**Exercise task**
Without including any pictures, write out all the entries exactly.

**Source data**
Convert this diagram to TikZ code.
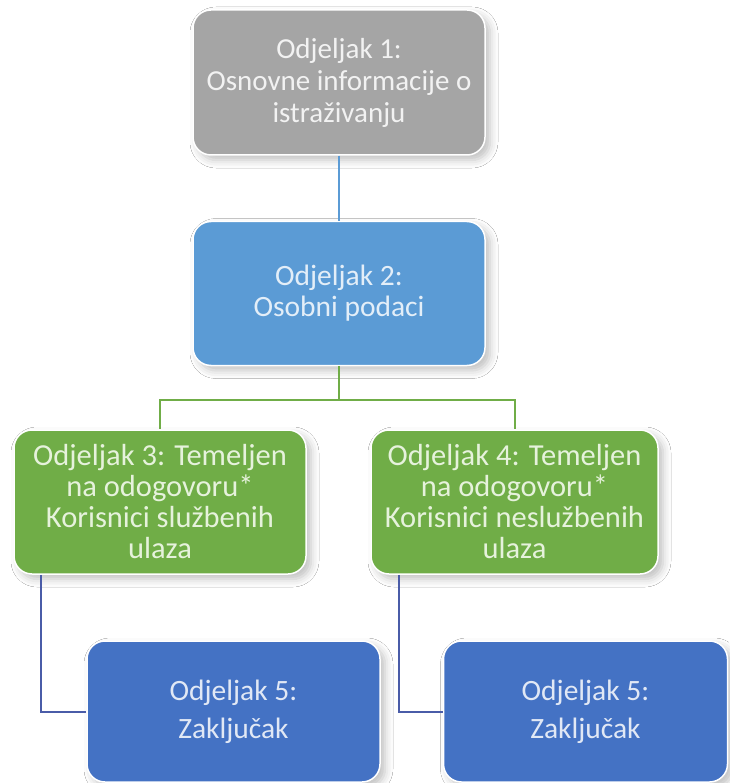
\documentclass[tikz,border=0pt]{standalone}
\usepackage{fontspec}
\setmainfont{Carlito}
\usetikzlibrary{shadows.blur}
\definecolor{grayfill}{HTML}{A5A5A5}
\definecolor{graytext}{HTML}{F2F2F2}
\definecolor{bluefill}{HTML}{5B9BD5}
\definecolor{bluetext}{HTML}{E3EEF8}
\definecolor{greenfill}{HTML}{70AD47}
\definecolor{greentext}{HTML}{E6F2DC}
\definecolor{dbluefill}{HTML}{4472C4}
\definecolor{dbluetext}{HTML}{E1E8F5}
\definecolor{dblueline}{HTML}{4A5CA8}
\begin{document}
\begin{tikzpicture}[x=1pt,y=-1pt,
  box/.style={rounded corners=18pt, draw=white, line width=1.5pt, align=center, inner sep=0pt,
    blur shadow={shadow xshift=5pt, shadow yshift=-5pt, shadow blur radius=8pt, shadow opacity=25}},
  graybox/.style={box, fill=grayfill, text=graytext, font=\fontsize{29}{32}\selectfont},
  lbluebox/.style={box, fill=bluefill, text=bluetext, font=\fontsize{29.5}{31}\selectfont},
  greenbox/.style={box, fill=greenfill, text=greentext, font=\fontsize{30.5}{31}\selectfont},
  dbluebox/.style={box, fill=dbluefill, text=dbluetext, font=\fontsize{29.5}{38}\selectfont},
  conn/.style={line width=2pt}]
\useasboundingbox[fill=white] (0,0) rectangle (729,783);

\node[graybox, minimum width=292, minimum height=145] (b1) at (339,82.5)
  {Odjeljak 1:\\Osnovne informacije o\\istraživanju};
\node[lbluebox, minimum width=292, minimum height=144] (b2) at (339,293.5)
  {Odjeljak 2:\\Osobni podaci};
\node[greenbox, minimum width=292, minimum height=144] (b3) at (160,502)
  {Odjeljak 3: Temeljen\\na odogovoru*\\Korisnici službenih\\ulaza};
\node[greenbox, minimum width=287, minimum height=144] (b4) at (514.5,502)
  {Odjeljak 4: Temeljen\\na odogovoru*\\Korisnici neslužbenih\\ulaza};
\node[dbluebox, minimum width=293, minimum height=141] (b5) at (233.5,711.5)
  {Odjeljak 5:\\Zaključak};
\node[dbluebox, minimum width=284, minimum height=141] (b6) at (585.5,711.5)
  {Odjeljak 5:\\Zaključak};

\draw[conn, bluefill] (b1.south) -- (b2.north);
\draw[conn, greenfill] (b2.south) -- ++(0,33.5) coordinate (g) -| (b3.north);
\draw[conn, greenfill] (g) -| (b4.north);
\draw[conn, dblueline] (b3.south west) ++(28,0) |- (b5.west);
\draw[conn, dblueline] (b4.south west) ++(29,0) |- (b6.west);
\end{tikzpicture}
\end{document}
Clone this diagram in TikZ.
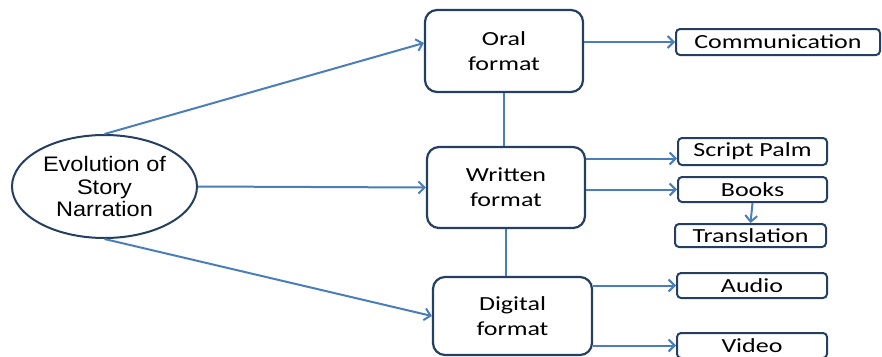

**Output of the exercise**
Convert this diagram to TikZ code.
\documentclass[tikz,border=0pt]{standalone}
\usepackage{fontspec}
\setmainfont{Carlito}
\usetikzlibrary{shadows.blur}
\definecolor{grayfill}{HTML}{A5A5A5}
\definecolor{graytext}{HTML}{F2F2F2}
\definecolor{bluefill}{HTML}{5B9BD5}
\definecolor{bluetext}{HTML}{E3EEF8}
\definecolor{greenfill}{HTML}{70AD47}
\definecolor{greentext}{HTML}{E6F2DC}
\definecolor{dbluefill}{HTML}{4472C4}
\definecolor{dbluetext}{HTML}{E1E8F5}
\definecolor{dblueline}{HTML}{4A5CA8}
\begin{document}
\begin{tikzpicture}[x=1pt,y=-1pt,
  box/.style={rounded corners=18pt, draw=white, line width=1.5pt, align=center, inner sep=0pt,
    blur shadow={shadow xshift=5pt, shadow yshift=-5pt, shadow blur radius=8pt, shadow opacity=25}},
  graybox/.style={box, fill=grayfill, text=graytext, font=\fontsize{29}{32}\selectfont},
  lbluebox/.style={box, fill=bluefill, text=bluetext, font=\fontsize{29.5}{31}\selectfont},
  greenbox/.style={box, fill=greenfill, text=greentext, font=\fontsize{30.5}{31}\selectfont},
  dbluebox/.style={box, fill=dbluefill, text=dbluetext, font=\fontsize{29.5}{38}\selectfont},
  conn/.style={line width=2pt}]
\useasboundingbox[fill=white] (0,0) rectangle (729,783);

\node[graybox, minimum width=292, minimum height=145] (b1) at (339,82.5)
  {Odjeljak 1:\\Osnovne informacije o\\istraživanju};
\node[lbluebox, minimum width=292, minimum height=144] (b2) at (339,293.5)
  {Odjeljak 2:\\Osobni podaci};
\node[greenbox, minimum width=292, minimum height=144] (b3) at (160,502)
  {Odjeljak 3: Temeljen\\na odogovoru*\\Korisnici službenih\\ulaza};
\node[greenbox, minimum width=287, minimum height=144] (b4) at (514.5,502)
  {Odjeljak 4: Temeljen\\na odogovoru*\\Korisnici neslužbenih\\ulaza};
\node[dbluebox, minimum width=293, minimum height=141] (b5) at (233.5,711.5)
  {Odjeljak 5:\\Zaključak};
\node[dbluebox, minimum width=284, minimum height=141] (b6) at (585.5,711.5)
  {Odjeljak 5:\\Zaključak};

\draw[conn, bluefill] (b1.south) -- (b2.north);
\draw[conn, greenfill] (b2.south) -- ++(0,33.5) coordinate (g) -| (b3.north);
\draw[conn, greenfill] (g) -| (b4.north);
\draw[conn, dblueline] (b3.south west) ++(28,0) |- (b5.west);
\draw[conn, dblueline] (b4.south west) ++(29,0) |- (b6.west);
\end{tikzpicture}
\end{document}
Clone this diagram in TikZ.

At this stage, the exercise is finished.